* START Source material *

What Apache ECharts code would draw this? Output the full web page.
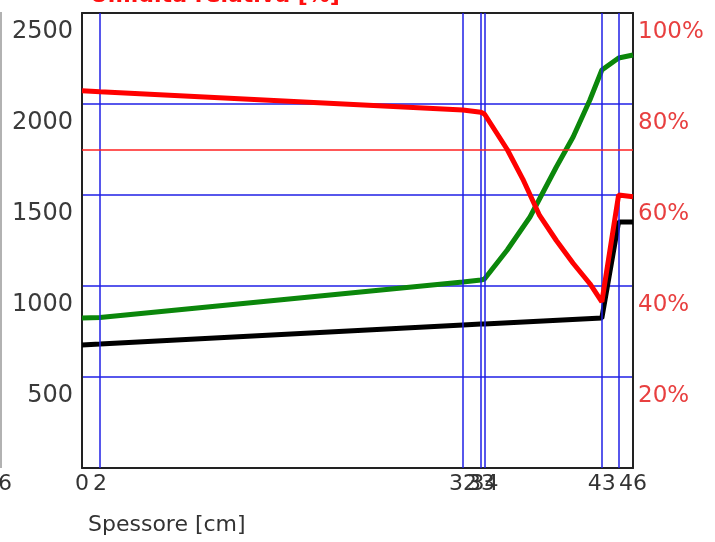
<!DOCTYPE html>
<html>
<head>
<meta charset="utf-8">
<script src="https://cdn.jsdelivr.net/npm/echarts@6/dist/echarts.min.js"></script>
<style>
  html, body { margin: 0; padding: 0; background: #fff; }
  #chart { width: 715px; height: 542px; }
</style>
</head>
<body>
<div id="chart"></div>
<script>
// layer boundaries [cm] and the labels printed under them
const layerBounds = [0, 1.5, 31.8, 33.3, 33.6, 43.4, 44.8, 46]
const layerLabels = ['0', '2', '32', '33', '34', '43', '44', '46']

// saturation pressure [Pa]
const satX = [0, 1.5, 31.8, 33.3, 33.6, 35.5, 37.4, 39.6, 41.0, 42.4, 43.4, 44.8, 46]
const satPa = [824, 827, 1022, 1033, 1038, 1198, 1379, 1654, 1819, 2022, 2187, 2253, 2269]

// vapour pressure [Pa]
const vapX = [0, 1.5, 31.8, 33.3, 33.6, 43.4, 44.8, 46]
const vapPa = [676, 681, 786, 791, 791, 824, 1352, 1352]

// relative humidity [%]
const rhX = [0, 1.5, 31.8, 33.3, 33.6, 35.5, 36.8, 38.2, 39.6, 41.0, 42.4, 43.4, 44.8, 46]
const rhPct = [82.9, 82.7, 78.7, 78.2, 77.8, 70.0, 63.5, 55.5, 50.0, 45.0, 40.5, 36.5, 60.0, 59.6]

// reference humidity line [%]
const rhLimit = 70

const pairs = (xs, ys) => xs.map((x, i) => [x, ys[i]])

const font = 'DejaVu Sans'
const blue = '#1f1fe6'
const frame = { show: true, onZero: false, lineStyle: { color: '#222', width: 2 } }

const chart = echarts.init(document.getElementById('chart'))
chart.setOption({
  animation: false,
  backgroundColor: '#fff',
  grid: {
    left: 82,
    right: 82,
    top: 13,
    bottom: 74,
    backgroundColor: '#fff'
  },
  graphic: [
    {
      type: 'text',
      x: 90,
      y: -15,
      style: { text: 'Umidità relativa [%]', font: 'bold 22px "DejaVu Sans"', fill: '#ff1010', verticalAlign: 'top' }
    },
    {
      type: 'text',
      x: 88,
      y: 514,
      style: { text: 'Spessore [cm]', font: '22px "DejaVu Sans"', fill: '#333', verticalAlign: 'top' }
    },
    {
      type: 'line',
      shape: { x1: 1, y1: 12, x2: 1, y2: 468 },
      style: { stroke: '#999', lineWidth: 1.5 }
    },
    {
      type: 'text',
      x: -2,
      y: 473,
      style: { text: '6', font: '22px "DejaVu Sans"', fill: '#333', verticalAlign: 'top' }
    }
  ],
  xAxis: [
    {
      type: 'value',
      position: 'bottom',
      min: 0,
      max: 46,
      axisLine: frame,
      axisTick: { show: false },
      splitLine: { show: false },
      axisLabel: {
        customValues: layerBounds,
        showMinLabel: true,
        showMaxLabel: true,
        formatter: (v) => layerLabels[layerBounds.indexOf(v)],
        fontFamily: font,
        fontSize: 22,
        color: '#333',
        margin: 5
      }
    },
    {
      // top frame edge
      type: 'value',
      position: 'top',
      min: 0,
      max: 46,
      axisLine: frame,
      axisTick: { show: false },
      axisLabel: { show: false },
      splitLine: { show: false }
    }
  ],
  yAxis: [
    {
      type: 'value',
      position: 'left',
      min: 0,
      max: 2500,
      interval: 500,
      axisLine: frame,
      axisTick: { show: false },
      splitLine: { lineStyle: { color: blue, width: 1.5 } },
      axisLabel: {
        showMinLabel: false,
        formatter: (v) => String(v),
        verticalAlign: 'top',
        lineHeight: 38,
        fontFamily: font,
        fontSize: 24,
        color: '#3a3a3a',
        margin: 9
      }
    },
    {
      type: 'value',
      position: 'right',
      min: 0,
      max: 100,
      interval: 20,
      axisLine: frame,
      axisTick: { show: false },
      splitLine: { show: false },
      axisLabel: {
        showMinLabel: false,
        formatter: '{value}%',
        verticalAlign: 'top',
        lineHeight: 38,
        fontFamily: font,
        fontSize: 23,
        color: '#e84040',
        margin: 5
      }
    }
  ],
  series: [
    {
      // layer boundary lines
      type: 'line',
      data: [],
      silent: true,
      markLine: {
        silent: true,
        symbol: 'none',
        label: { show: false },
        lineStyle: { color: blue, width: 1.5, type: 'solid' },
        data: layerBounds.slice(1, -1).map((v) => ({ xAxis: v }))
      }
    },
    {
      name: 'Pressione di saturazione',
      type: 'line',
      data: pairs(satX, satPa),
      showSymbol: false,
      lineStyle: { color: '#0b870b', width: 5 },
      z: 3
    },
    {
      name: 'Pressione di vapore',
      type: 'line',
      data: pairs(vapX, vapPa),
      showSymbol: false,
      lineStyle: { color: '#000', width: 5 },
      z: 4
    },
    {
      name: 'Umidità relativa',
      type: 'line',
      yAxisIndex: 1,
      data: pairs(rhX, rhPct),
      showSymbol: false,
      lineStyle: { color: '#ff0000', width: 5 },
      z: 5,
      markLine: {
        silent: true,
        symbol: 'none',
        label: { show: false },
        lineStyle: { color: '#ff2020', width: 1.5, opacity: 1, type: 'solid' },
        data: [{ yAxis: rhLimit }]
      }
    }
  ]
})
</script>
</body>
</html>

* END Source material *

Task: Reproduce the material word for word. Any pictures should be left out of the copy.

Answer in full:
What Apache ECharts code would draw this? Output the full web page.
<!DOCTYPE html>
<html>
<head>
<meta charset="utf-8">
<script src="https://cdn.jsdelivr.net/npm/echarts@6/dist/echarts.min.js"></script>
<style>
  html, body { margin: 0; padding: 0; background: #fff; }
  #chart { width: 715px; height: 542px; }
</style>
</head>
<body>
<div id="chart"></div>
<script>
// layer boundaries [cm] and the labels printed under them
const layerBounds = [0, 1.5, 31.8, 33.3, 33.6, 43.4, 44.8, 46]
const layerLabels = ['0', '2', '32', '33', '34', '43', '44', '46']

// saturation pressure [Pa]
const satX = [0, 1.5, 31.8, 33.3, 33.6, 35.5, 37.4, 39.6, 41.0, 42.4, 43.4, 44.8, 46]
const satPa = [824, 827, 1022, 1033, 1038, 1198, 1379, 1654, 1819, 2022, 2187, 2253, 2269]

// vapour pressure [Pa]
const vapX = [0, 1.5, 31.8, 33.3, 33.6, 43.4, 44.8, 46]
const vapPa = [676, 681, 786, 791, 791, 824, 1352, 1352]

// relative humidity [%]
const rhX = [0, 1.5, 31.8, 33.3, 33.6, 35.5, 36.8, 38.2, 39.6, 41.0, 42.4, 43.4, 44.8, 46]
const rhPct = [82.9, 82.7, 78.7, 78.2, 77.8, 70.0, 63.5, 55.5, 50.0, 45.0, 40.5, 36.5, 60.0, 59.6]

// reference humidity line [%]
const rhLimit = 70

const pairs = (xs, ys) => xs.map((x, i) => [x, ys[i]])

const font = 'DejaVu Sans'
const blue = '#1f1fe6'
const frame = { show: true, onZero: false, lineStyle: { color: '#222', width: 2 } }

const chart = echarts.init(document.getElementById('chart'))
chart.setOption({
  animation: false,
  backgroundColor: '#fff',
  grid: {
    left: 82,
    right: 82,
    top: 13,
    bottom: 74,
    backgroundColor: '#fff'
  },
  graphic: [
    {
      type: 'text',
      x: 90,
      y: -15,
      style: { text: 'Umidità relativa [%]', font: 'bold 22px "DejaVu Sans"', fill: '#ff1010', verticalAlign: 'top' }
    },
    {
      type: 'text',
      x: 88,
      y: 514,
      style: { text: 'Spessore [cm]', font: '22px "DejaVu Sans"', fill: '#333', verticalAlign: 'top' }
    },
    {
      type: 'line',
      shape: { x1: 1, y1: 12, x2: 1, y2: 468 },
      style: { stroke: '#999', lineWidth: 1.5 }
    },
    {
      type: 'text',
      x: -2,
      y: 473,
      style: { text: '6', font: '22px "DejaVu Sans"', fill: '#333', verticalAlign: 'top' }
    }
  ],
  xAxis: [
    {
      type: 'value',
      position: 'bottom',
      min: 0,
      max: 46,
      axisLine: frame,
      axisTick: { show: false },
      splitLine: { show: false },
      axisLabel: {
        customValues: layerBounds,
        showMinLabel: true,
        showMaxLabel: true,
        formatter: (v) => layerLabels[layerBounds.indexOf(v)],
        fontFamily: font,
        fontSize: 22,
        color: '#333',
        margin: 5
      }
    },
    {
      // top frame edge
      type: 'value',
      position: 'top',
      min: 0,
      max: 46,
      axisLine: frame,
      axisTick: { show: false },
      axisLabel: { show: false },
      splitLine: { show: false }
    }
  ],
  yAxis: [
    {
      type: 'value',
      position: 'left',
      min: 0,
      max: 2500,
      interval: 500,
      axisLine: frame,
      axisTick: { show: false },
      splitLine: { lineStyle: { color: blue, width: 1.5 } },
      axisLabel: {
        showMinLabel: false,
        formatter: (v) => String(v),
        verticalAlign: 'top',
        lineHeight: 38,
        fontFamily: font,
        fontSize: 24,
        color: '#3a3a3a',
        margin: 9
      }
    },
    {
      type: 'value',
      position: 'right',
      min: 0,
      max: 100,
      interval: 20,
      axisLine: frame,
      axisTick: { show: false },
      splitLine: { show: false },
      axisLabel: {
        showMinLabel: false,
        formatter: '{value}%',
        verticalAlign: 'top',
        lineHeight: 38,
        fontFamily: font,
        fontSize: 23,
        color: '#e84040',
        margin: 5
      }
    }
  ],
  series: [
    {
      // layer boundary lines
      type: 'line',
      data: [],
      silent: true,
      markLine: {
        silent: true,
        symbol: 'none',
        label: { show: false },
        lineStyle: { color: blue, width: 1.5, type: 'solid' },
        data: layerBounds.slice(1, -1).map((v) => ({ xAxis: v }))
      }
    },
    {
      name: 'Pressione di saturazione',
      type: 'line',
      data: pairs(satX, satPa),
      showSymbol: false,
      lineStyle: { color: '#0b870b', width: 5 },
      z: 3
    },
    {
      name: 'Pressione di vapore',
      type: 'line',
      data: pairs(vapX, vapPa),
      showSymbol: false,
      lineStyle: { color: '#000', width: 5 },
      z: 4
    },
    {
      name: 'Umidità relativa',
      type: 'line',
      yAxisIndex: 1,
      data: pairs(rhX, rhPct),
      showSymbol: false,
      lineStyle: { color: '#ff0000', width: 5 },
      z: 5,
      markLine: {
        silent: true,
        symbol: 'none',
        label: { show: false },
        lineStyle: { color: '#ff2020', width: 1.5, opacity: 1, type: 'solid' },
        data: [{ yAxis: rhLimit }]
      }
    }
  ]
})
</script>
</body>
</html>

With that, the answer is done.